Uno de los temas que abordamos de forma breve en este espacio fue cómo la famosa influencia rusa, que fue protagonista de la campaña electoral estadunidense de 2016, ahora lucía apocada.

Y sí, pero para fuera de sus fronteras. En concreto, toda esta operación que conocemos desde hace más de un lustro, como el “microtargetting” de Facebook, donde se hacen anuncios y publicaciones dirigidas a grupos de usuarios muy específicos, sigue ahí. También el uso de los llamados “influencers” para apoderarse de la narrativa.

Solo que no la observamos porque nosotros no somos su público objetivo: ya no se trata de convencer a América o Europa de que Rusia tiene legitimidad para invadir un país vecino; ese barco ya zarpó. Se trata de convencer a la población del propio país de que lo que se está haciendo es necesario porque así conviene a los intereses nacionales.

No por nada los medios de comunicación afines al gobierno y al Estado han encendido la maquinaria a tope. Existen, según cuentan periodistas que aún permanecen dentro de Rusia, canales de Telegram donde los editores de los medios prorrusos los “doxxean”. “Doxxear”, como recordatorio, es revelar datos personales como números de pasaporte o domicilios de las personas. A eso se enfrentan los corresponsales de medios internacionales.

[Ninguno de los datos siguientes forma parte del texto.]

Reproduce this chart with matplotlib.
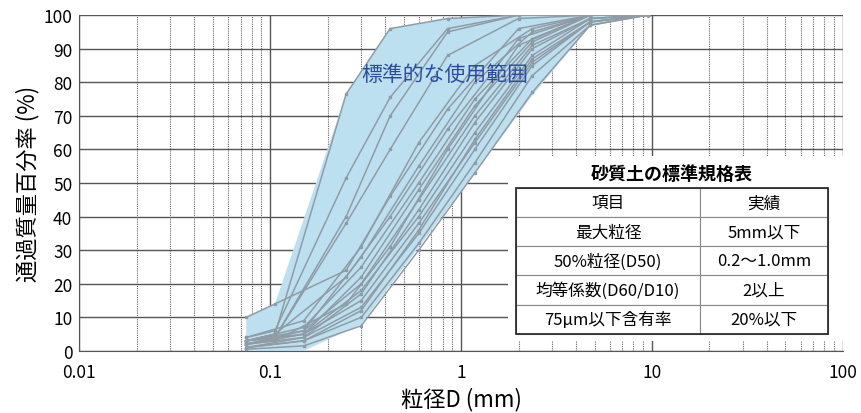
import matplotlib
matplotlib.use("Agg")
import matplotlib.pyplot as plt
from matplotlib.ticker import FixedLocator, LogLocator, NullFormatter
from matplotlib.patches import Rectangle

plt.rcParams['font.family'] = ['Noto Sans CJK JP', 'DejaVu Sans']

# sieve sizes (mm)
sieve_a = [0.075, 0.106, 0.25, 0.425, 0.85, 2.0, 4.75]
sieve_b = [0.075, 0.15, 0.3, 0.6, 1.18, 2.36, 4.75, 9.5]

# passing percentage, curves on the soil sieve set
curves_a = [
    [3, 5, 76.5, 96, 99, 100, 100],
    [4, 6, 51.5, 75.5, 96, 100, 100],
    [3, 4, 40, 70, 95, 100, 100],
    [2, 4, 38, 60, 88, 99, 100],
    [10, 14, 24, 46, 72, 96, 100],
    [3, 5, 22, 40, 66, 93, 100],
    [2, 3, 14, 31, 60, 91, 100],
]
# passing percentage, curves on the aggregate sieve set
curves_b = [
    [4, 9, 31, 62, 85, 96, 100, 100],
    [3, 7, 25, 50, 75, 93, 100, 100],
    [2, 6, 20, 45, 70, 91, 99, 100],
    [3, 5, 18, 40, 65, 88, 99, 100],
    [2, 5, 15, 38, 62, 86, 98, 100],
    [1, 4, 13, 35, 60, 85, 98, 100],
    [1, 3, 10, 32, 56, 82, 97, 100],
    [0.5, 1.5, 7.5, 30, 53, 77, 97, 100],
    [2, 5, 22, 48, 73, 92, 100, 100],
    [3, 6, 28, 55, 80, 95, 100, 100],
    [2, 4, 17, 42, 68, 90, 99, 100],
    [1, 3, 12, 36, 63, 87, 98, 100],
]

# envelope of the standard range
band_x = [0.075, 0.075, 0.106, 0.25, 0.425, 0.85, 2.0, 9.5,
          4.75, 2.36, 0.3, 0.15, 0.075]
band_y = [0, 10, 14, 76.5, 96, 99, 100, 100,
          97, 76, 8, 0, 0]

table_rows = [
    ['項目', '実績'],
    ['最大粒径', '5mm以下'],
    ['50%粒径(D50)', '0.2～1.0mm'],
    ['均等係数(D60/D10)', '2以上'],
    ['75μm以下含有率', '20%以下'],
]

fig = plt.figure(figsize=(8.61, 4.14), dpi=100)
ax = fig.add_axes([0.092, 0.150, 0.887, 0.811])

ax.fill(band_x, band_y, color='#bde0f1', lw=0, zorder=2)

line_col = '#8f9ca6'
for ys in curves_a:
    ax.plot(sieve_a, ys, color=line_col, lw=1.1, marker='s', ms=1.8, zorder=3)
for ys in curves_b:
    ax.plot(sieve_b, ys, color=line_col, lw=1.1, marker='s', ms=1.8, zorder=3)

ax.set_xscale('log')
ax.set_xlim(0.01, 100)
ax.set_ylim(0, 100)
ax.xaxis.set_major_locator(FixedLocator([0.01, 0.1, 1, 10, 100]))
ax.set_xticklabels(['0.01', '0.1', '1', '10', '100'])
ax.xaxis.set_minor_locator(LogLocator(base=10, subs=range(2, 10)))
ax.xaxis.set_minor_formatter(NullFormatter())
ax.set_yticks(range(0, 101, 10))
ax.tick_params(axis='both', which='both', length=0, labelsize=12.5)
ax.tick_params(axis='x', pad=9)
ax.tick_params(axis='y', pad=5)

ax.grid(True, which='major', axis='both', color='#555555', lw=1.0, zorder=1)
ax.grid(True, which='minor', axis='x', color='#666666', lw=0.8,
        ls=(0, (1, 1)), zorder=1)
for s in ['top', 'right']:
    ax.spines[s].set_visible(False)
for s in ['left', 'bottom']:
    ax.spines[s].set_color('#555555')

ax.set_xlabel('粒径D (mm)', fontsize=16, labelpad=4)
ax.set_ylabel('通過質量百分率 (%)', fontsize=16, labelpad=3)

ax.text(0.82, 82.4, '標準的な使用範囲', color='#2b4c9c', fontsize=15,
        ha='center', va='center', zorder=4)

# white panel for the table
ax.add_patch(Rectangle((0.562, 0.03), 0.44, 0.55, transform=ax.transAxes,
                       facecolor='white', edgecolor='none', zorder=5,
                       clip_on=False))
ax.text(0.776, 0.527, '砂質土の標準規格表', transform=ax.transAxes,
        fontsize=13, fontweight='bold', ha='center', va='center', zorder=7)

tbl = ax.table(cellText=table_rows, cellLoc='center',
               colWidths=[0.59, 0.41],
               bbox=[0.572, 0.051, 0.408, 0.434], zorder=6)
tbl.auto_set_font_size(False)
for (r, c), cell in tbl.get_celld().items():
    cell.set_edgecolor('#888888')
    cell.set_linewidth(0.8)
    cell.get_text().set_fontsize(12)
    cell.set_zorder(6)
ax.add_patch(Rectangle((0.572, 0.051), 0.408, 0.434, transform=ax.transAxes,
                       facecolor='none', edgecolor='#222222', lw=1.2,
                       zorder=7, clip_on=False))

fig.savefig('out.png', dpi=100)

A esto hay que agregar una ley que desaparece la información, y que ha obligado a oficinas de agencias y de medios a cerrar de inmediato y evacuar a sus colaboradores: penas draconianas de cárcel para quien se salga de la línea oficial reportada por las autoridades. En un clima de guerra, con una cacería abierta de brujas, reportar la realidad se ha vuelto un delito.

En cierto sentido, pero con un declive más brusco y veloz, el ecosistema de comunicación ruso comienza a asemejarse al chino. No está de más recordar a Peng Shuai, la tenista que a finales del año pasado denunció en redes sociales a un alto miembro del politburó chino por presuntamente abusar sexualmente de ella. La tenista fue imposible de encontrar durante semanas, hasta que al final reapareció en medios oficiales para negar la acusación que había levantado meses atrás.

Por otra parte, y para retomar el hilo inicial: no deja de llamar la atención que el esfuerzo comunicativo ya sea solo interno. En los meses previos a la invasión se especulaba en Europa que Rusia crearía una campaña de bandera falsa, en la que se grabarían supuestos ataques ucranianos a ciudadanos rusos para justificar la guerra. Sin embargo, no fue así. La invasión terminó por justificarse con tintes históricos, bajo un discurso de que Ucrania en realidad nunca había existido.

Aunque ni siquiera fue un intento sincero por convencer. Pareciera, más bien, que el gobierno ruso seguía la filosofía del divo de Juárez: “¿Pero qué necesidad, para qué tanto problema?”.

La invasión se ha empantanado, y resulta imposible prever su fin en semanas o meses. De este lado, por lo pronto, lo necesario es estudiar si la guerra informativa, que se libra en paralelo, escalará y cuáles serán sus efectos. Por lo pronto ya tiene una primera víctima, la verdad.